Robots and Network Resources

Robots are faced with contradictory goals: they must retrieve as much information as possible in as little time as possible, but they must not overload the network or servers.

Spread the load: Avoid loading many documents from a single server in a short period of time. Spread the load over many servers.
Use HEAD and Conditional-GET: Use HEAD if you only need meta-information, and a Conditional GET for documents you already have, to avoid loading an unmodified document again.
Use Accept: Indicate which data types you can handle, using the HTTP Accept header. Loading gifs when scanning for words in text is not useful.
Predict document types: If your robot can only handle text, links to files with a name ending in .gif, .mpeg, etc. are probably not useful.

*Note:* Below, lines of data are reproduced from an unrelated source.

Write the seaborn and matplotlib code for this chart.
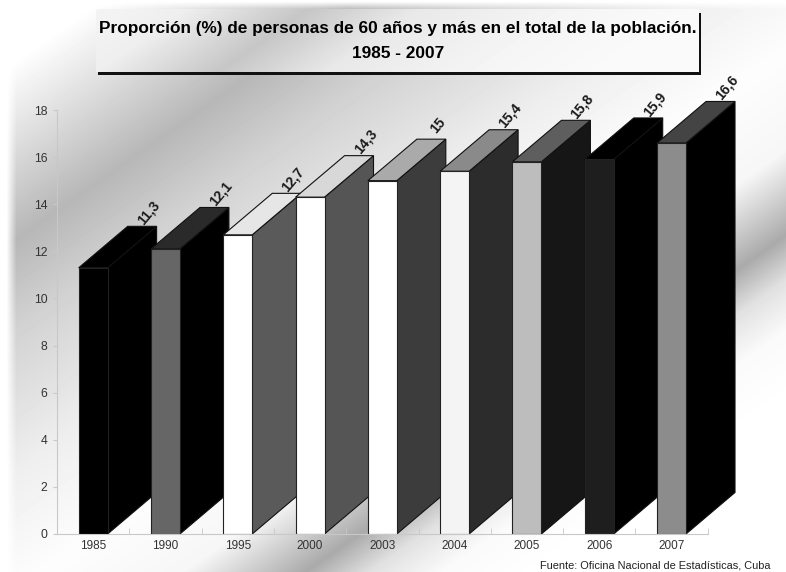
import numpy as np
import pandas as pd
import matplotlib
matplotlib.use("Agg")
import matplotlib.pyplot as plt
from matplotlib.patches import Polygon, Rectangle
import seaborn as sns

years = ["1985", "1990", "1995", "2000", "2003", "2004", "2005", "2006", "2007"]
values = [11.3, 12.1, 12.7, 14.3, 15.0, 15.4, 15.8, 15.9, 16.6]
labels = ["11,3", "12,1", "12,7", "14,3", "15", "15,4", "15,8", "15,9", "16,6"]
front_colors = ["#000000", "#666666", "#ffffff", "#ffffff", "#ffffff", "#f4f4f4", "#bdbdbd", "#1e1e1e", "#8c8c8c"]
top_colors = ["#000000", "#2a2a2a", "#e6e6e6", "#d8d8d8", "#aaaaaa", "#8a8a8a", "#5e5e5e", "#000000", "#444444"]
side_colors = ["#000000", "#000000", "#5a5a5a", "#555555", "#3c3c3c", "#2c2c2c", "#161616", "#000000", "#000000"]
y_ticks = [0, 2, 4, 6, 8, 10, 12, 14, 16, 18]

W, H = 786, 572
plt.rcParams["font.family"] = ["Liberation Sans", "DejaVu Sans"]
fig = plt.figure(figsize=(W / 100, H / 100), dpi=100)

# diagonal sheen background, fading to white at the outer margin
bg = fig.add_axes([0, 0, 1, 1], zorder=0)
yy, xx = np.mgrid[0:H, 0:W]
t = 0.7 * xx + yy
shade = np.interp(t, [0, 70, 250, 340, 480, 600, 700, 785, 830, 880, 950],
                  [255, 255, 183, 210, 238, 253, 246, 170, 225, 250, 255])
fade = np.clip((xx - 6) / 10, 0, 1) * np.clip((yy - 1) / 8, 0, 1)
shade = 255 - (255 - shade) * fade
bg.imshow(shade, cmap="gray", vmin=0, vmax=255, aspect="auto", interpolation="bilinear")
bg.axis("off")

left, right, bottom, top = 57, 707.7, 534, 110
ax = fig.add_axes([left / W, 1 - bottom / H, (right - left) / W, (bottom - top) / H], zorder=1)
ax.patch.set_alpha(0)

df = pd.DataFrame({"year": years, "value": values})
sns.barplot(data=df, x="year", y="value", hue="year", palette=front_colors, legend=False,
            width=0.4, ax=ax, saturation=1, edgecolor="#222222", linewidth=0.8)
ax.set_xlim(-0.5, 8.5)
ax.set_ylim(0, 18)
ax.set_axisbelow(True)

DX = 49 / 72.3
DY = 41.5 / 23.55
bars = sorted(ax.patches, key=lambda p: p.get_x())
for i, b in enumerate(bars):
    x0, x1, h = b.get_x(), b.get_x() + b.get_width(), b.get_height()
    z = 2 + i * 0.01
    b.set_zorder(z + 0.005)
    ax.add_patch(Polygon([(x1, 0), (x1 + DX, DY), (x1 + DX, h + DY), (x1, h)], closed=True,
                         facecolor=side_colors[i], edgecolor="#111111", linewidth=0.8,
                         zorder=z, clip_on=False))
    ax.add_patch(Polygon([(x0, h), (x0 + DX, h + DY), (x1 + DX, h + DY), (x1, h)], closed=True,
                         facecolor=top_colors[i], edgecolor="#111111", linewidth=0.8,
                         zorder=z, clip_on=False))
    ax.annotate(labels[i], xy=(x1 + DX, h + DY), xytext=(-5.8, 10.0), textcoords="offset points",
                rotation=50, ha="center", va="center", fontsize=10, fontweight="bold",
                color="#1a1a1a", rotation_mode="anchor", zorder=1.5, annotation_clip=False)

for s in ["top", "right"]:
    ax.spines[s].set_visible(False)
for s in ["left", "bottom"]:
    ax.spines[s].set_color("#c8c8c8")
    ax.spines[s].set_linewidth(0.8)
ax.set_yticks(y_ticks)
ax.set_xlabel("")
ax.set_ylabel("")
ax.set_xticks(np.arange(-0.5, 9), minor=True)
ax.tick_params(axis="x", which="major", length=0, labelsize=8.5, colors="#333333", pad=4)
ax.tick_params(axis="x", which="minor", length=4, direction="in", color="#c8c8c8")
ax.tick_params(axis="y", length=3, labelsize=8.8, color="#c8c8c8", labelcolor="#333333", pad=4)

# title box with drop shadow
ov = fig.add_axes([0, 0, 1, 1], zorder=2)
ov.patch.set_alpha(0)
ov.axis("off")
ov.add_patch(Rectangle((98, 13), 603, 62, facecolor="#111111", edgecolor="none", zorder=1))
by, bx = np.mgrid[0:63, 96:699]
bt = 0.7 * bx + by
box_shade = np.interp(bt, [60, 130, 215, 290, 400, 490], [245, 238, 198, 232, 245, 250])
ov.imshow(box_shade, cmap="gray", vmin=0, vmax=255, extent=(96, 699, 72, 9), aspect="auto", zorder=2)
ov.set_xlim(0, W)
ov.set_ylim(H, 0)
ov.text(398, 29, "Proporción (%) de personas de 60 años y más en el total de la población.",
        ha="center", va="center", fontsize=12.4, fontweight="bold", color="#000000", zorder=3)
ov.text(398, 54, "1985 - 2007", ha="center", va="center", fontsize=12.4, fontweight="bold",
        color="#000000", zorder=3)
ov.text(770, 566, "Fuente: Oficina Nacional de Estadísticas, Cuba", ha="right", va="center",
        fontsize=7.9, color="#222222", zorder=3)

fig.savefig("out.png", dpi=100)
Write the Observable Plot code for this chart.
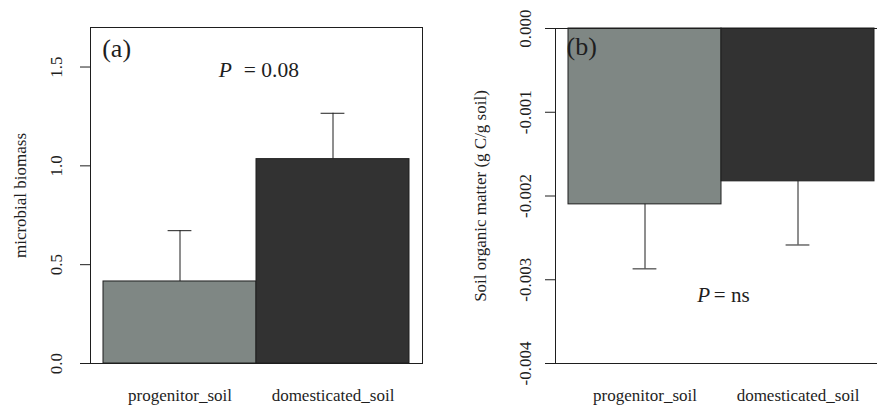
<!DOCTYPE html>
<html>
<head>
<meta charset="utf-8">
<script src="https://cdn.jsdelivr.net/npm/d3@7"></script>
<script src="https://cdn.jsdelivr.net/npm/@observablehq/plot@0.6"></script>
<style>
  html, body { margin: 0; padding: 0; background: #fff; overflow: hidden; }
  #fig { display: flex; width: 877px; height: 406px; overflow: hidden; }
  #fig svg { flex: none; }
  #fig svg, #fig svg text { font-family: "Liberation Serif", "Times New Roman", serif !important; }
</style>
</head>
<body>
<div id="fig"></div>
<script>
// Soil treatments (x categories)
const soils = ["progenitor_soil", "domesticated_soil"];

// Panel (a): microbial biomass, mean and standard error
const biomassMean = [0.415, 1.034];
const biomassSE = [0.257, 0.232];
const biomassTicks = [0, 0.5, 1.0, 1.5];

// Panel (b): change in soil organic matter (g C/g soil), mean and standard error
const somMean = [-0.00210, -0.001825];
const somSE = [0.00077, 0.00076];
const somTicks = [0, -0.001, -0.002, -0.003, -0.004];

// Bar fills per treatment
const fills = ["#7f8784", "#323232"];

const biomass = soils.map((soil, i) => ({soil, mean: biomassMean[i], se: biomassSE[i]}));
const som = soils.map((soil, i) => ({soil, mean: somMean[i], se: somSE[i]}));

const ink = "#1e1e1e";
const serif = "'Liberation Serif', 'Times New Roman', serif";
const capInset = 64.6;

const baseStyle = {fontFamily: serif, fontSize: "17px", color: ink, background: "white", overflow: "visible"};
const xScale = {domain: soils, paddingInner: 0, paddingOuter: 0.083, align: 0.5};
const colorScale = {domain: soils, range: fills};

const left = Plot.plot({
  width: 440,
  height: 406,
  marginLeft: 90,
  marginRight: 18,
  marginTop: 27,
  marginBottom: 43,
  style: baseStyle,
  x: xScale,
  y: {domain: [0, 1.7]},
  color: colorScale,
  marks: [
    Plot.barY(biomass, {x: "soil", y: "mean", fill: "soil", stroke: ink, strokeWidth: 1}),
    Plot.ruleX(biomass, {x: "soil", y1: "mean", y2: d => d.mean + d.se, stroke: ink, strokeWidth: 1}),
    Plot.tickY(biomass, {x: "soil", y: d => d.mean + d.se, inset: capInset, stroke: ink, strokeWidth: 1}),
    Plot.frame({stroke: ink, strokeWidth: 1}),
    Plot.axisY(biomassTicks, {
      tickSize: 10, tickPadding: 19, tickRotate: -90,
      tickFormat: d3.format(".1f"), fontSize: 17,
      label: "microbial biomass", labelAnchor: "center", labelOffset: 77, labelArrow: "none"
    }),
    Plot.axisX({tickSize: 0, tickPadding: 25, fontSize: 17, label: null}),
    Plot.text(["(a)"], {text: d => d, frameAnchor: "top-left", dx: 11.7, dy: 29, lineAnchor: "bottom", textAnchor: "start", fontSize: 26}),
    Plot.text(["P"], {text: d => d, frameAnchor: "top-left", dx: 128.3, dy: 49.7, lineAnchor: "bottom", textAnchor: "start", fontSize: 21.5, fontStyle: "italic"}),
    Plot.text(["= 0.08"], {text: d => d, frameAnchor: "top-left", dx: 153.3, dy: 49.7, lineAnchor: "bottom", textAnchor: "start", fontSize: 21.5})
  ]
});

const right = Plot.plot({
  width: 450,
  height: 406,
  marginLeft: 115,
  marginRight: 3,
  marginTop: 28,
  marginBottom: 43,
  style: baseStyle,
  x: xScale,
  y: {domain: [-0.004, 0]},
  color: colorScale,
  marks: [
    Plot.barY(som, {x: "soil", y1: 0, y2: "mean", fill: "soil", stroke: ink, strokeWidth: 1}),
    Plot.ruleX(som, {x: "soil", y1: "mean", y2: d => d.mean - d.se, stroke: ink, strokeWidth: 1}),
    Plot.tickY(som, {x: "soil", y: d => d.mean - d.se, inset: capInset, stroke: ink, strokeWidth: 1}),
    Plot.frame({stroke: ink, strokeWidth: 1}),
    Plot.axisY(somTicks, {
      tickSize: 10, tickPadding: 15, tickRotate: -90,
      tickFormat: d => d.toFixed(3), fontSize: 17,
      label: "Soil organic matter (g C/g soil)", labelAnchor: "center", labelOffset: 82, labelArrow: "none"
    }),
    Plot.axisX({tickSize: 0, tickPadding: 25, fontSize: 17, label: null}),
    Plot.text(["(b)"], {text: d => d, frameAnchor: "top-left", dx: 11, dy: 26, lineAnchor: "bottom", textAnchor: "start", fontSize: 26}),
    Plot.text(["P"], {text: d => d, frameAnchor: "top-left", dx: 141.7, dy: 273.7, lineAnchor: "bottom", textAnchor: "start", fontSize: 21, fontStyle: "italic"}),
    Plot.text(["= ns"], {text: d => d, frameAnchor: "top-left", dx: 158.3, dy: 273.7, lineAnchor: "bottom", textAnchor: "start", fontSize: 21})
  ]
});

const fig = document.getElementById("fig");
fig.append(left, right);
</script>
</body>
</html>
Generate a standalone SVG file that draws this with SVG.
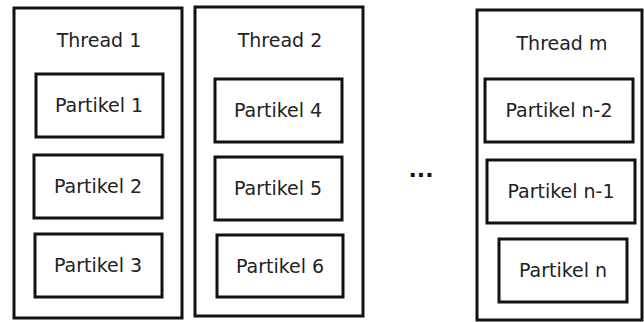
<svg xmlns="http://www.w3.org/2000/svg" width="644" height="322" viewBox="0 0 644 322">
<style>
.box{fill:#fff;stroke:#111;stroke-width:3}
.t{font-family:"DejaVu Sans",sans-serif;font-size:19px;fill:#222;text-anchor:middle}
</style>
<rect width="644" height="322" fill="#fff"/>
<g id="thread1">
<rect class="box" x="14" y="8" width="168" height="310"/>
<text class="t" x="99" y="47">Thread 1</text>
</g>
<g id="p1"><rect class="box" x="36" y="74" width="127" height="63"/><text class="t" x="99" y="112">Partikel 1</text></g>
<g id="p2"><rect class="box" x="34" y="155" width="128" height="63"/><text class="t" x="98" y="193">Partikel 2</text></g>
<g id="p3"><rect class="box" x="35" y="234" width="127" height="63"/><text class="t" x="98" y="272">Partikel 3</text></g>
<g id="thread2">
<rect class="box" x="195" y="7" width="168" height="309"/>
<text class="t" x="280" y="47">Thread 2</text>
</g>
<g id="p4"><rect class="box" x="215" y="79" width="127" height="63"/><text class="t" x="278" y="117">Partikel 4</text></g>
<g id="p5"><rect class="box" x="215" y="157" width="127" height="63"/><text class="t" x="278" y="195">Partikel 5</text></g>
<g id="p6"><rect class="box" x="217" y="235" width="126" height="62"/><text class="t" x="280" y="273">Partikel 6</text></g>
<g id="dots"><text x="421" y="177" style="font-family:'DejaVu Sans',sans-serif;font-size:22px;font-weight:bold;fill:#111;text-anchor:middle">...</text></g>
<g id="threadm">
<rect class="box" x="477" y="10" width="165" height="310"/>
<text class="t" x="562" y="50">Thread m</text>
</g>
<g id="pn2"><rect class="box" x="485" y="79" width="148" height="63"/><text class="t" x="559" y="117">Partikel n-2</text></g>
<g id="pn1"><rect class="box" x="487" y="160" width="148" height="63"/><text class="t" x="561" y="198">Partikel n-1</text></g>
<g id="pn"><rect class="box" x="499" y="239" width="128" height="63"/><text class="t" x="563" y="277">Partikel n</text></g>
<g id="connectors"></g>
</svg>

Check results: Check return codes that may indicate than many other URLs you still have in the queue are useless. When 5 documents in the same directory are refused without password, chances are all documents in that directory will be refused.
Avoid duplicates and loops: Different server names may point to the same machine. Different URLs on a single machine may point to the same document.
Avoid sensitive information: Don't try to find just anything. Some servers may accidentally give access to /etc/passwd. Don't use it.
Share results: Webmasters will be less upset about robots roaming their site if the purpose is clear. Provide feedback on the purpose of your robot, and if possible make the results publicly available through the Web.